Los perros anuncian el arribo a casa del viajero del día y despiden, rabo batiente, al pasajero de la mañana. En ese compás se encierra toda la vida de nuestros canes. Ellos son los guardianes de la puerta de entrada y de la puerta de salida.
La vida humana es espera, la de los perros también. Pero ellos no esperan por sí o desde sí mismos sino que están abocados a nuestras vidas, las de sus amos humanos. Así se concilian nuestras vidas, desde una posición de superioridad y otra de inferioridad.
Pero como nosotros sabemos ponernos en el lugar del otro, de alguna forma, podemos recorrer en sentido inverso esa relación, de superior a inferior, pero también de inferior a superior.
¿Sabemos quienes son nuestros perros? Sólo por signos indirectos y más o menos aleatorios. Podemos entender una mirada, un gesto, una actitud, un despecho o una alegría…
Los perros son los seres más cercanos a nosotros tras milenios de forzada primero y buscada después, convivencia y encuentro.
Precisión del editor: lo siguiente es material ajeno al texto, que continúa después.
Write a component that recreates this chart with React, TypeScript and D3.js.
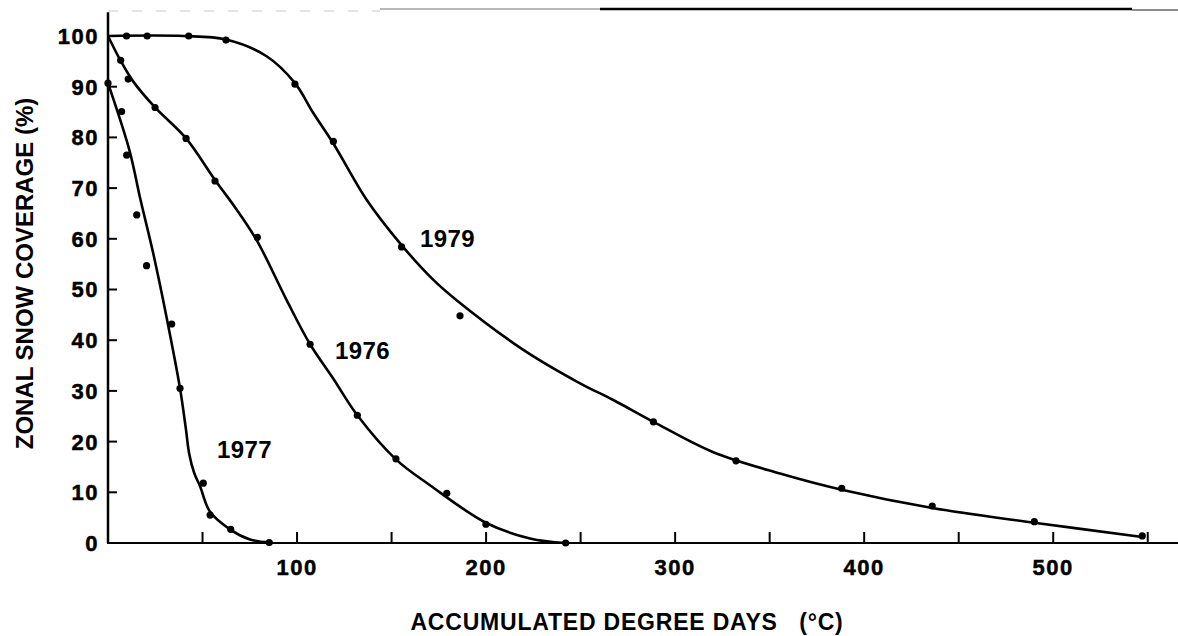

Han desarrollado muchas habilidades para sintonizar con nuestros deseos y emociones. Pero, francamente, ¿qué pensarán ellos de nosotros?
Recorremos en el deambular de nuestras vidas, las vidas de algunos, de bastantes perros que nos han sido fieles o al menos con los que hemos empatizado. La divisa que creo deberíamos seguir en este caminar juntos sería: “Ámate a ti mismo como amas a tu perro”.
En efecto, el amor que profesamos a nuestros perros deriva directamente del que nos profesan ellos a nosotros. Amor incondicional e incontinente. Un perro siempre ve a su amo como su madre o su padre.
Así, solemos amar incondicionalmente a nuestros perros siempre desde el lado fácil y complaciente que proporciona la superioridad que nos caracteriza sobre ellos.
Si pudiéramos recorrer fácilmente el sentido inverso del gradiente, esto es, de la inferioridad de los canes a nuestra altura, podríamos adaptar ese amor en beneficio de nuestras relaciones estrictamente humanas.
Pero desgraciadamente esto no es tan sencillo de realizar y, por otra parte, siempre está en juego el complejo de superioridad que nos imbuye ante ellos y que nos hace pensar que realmente somos superiores y que podemos arreglárnoslas nosotros mismos con nuestros sentimientos.
Constituiría un salto evolutivo cultural el llevar a cabo con rigor tal divisa. Nos permitiría sentir sin culpa hacia nosotros mismos o hacia otros congéneres un amor sin tacha y sin mácula que desbordaría de nuestros corazones en beneficio de la Naturaleza en que estamos inscritos.
Quizá algún día, cuando salgamos de casa por la mañana o volvamos a la anochecida podremos sonreírnos como nos sonríen nuestros perros.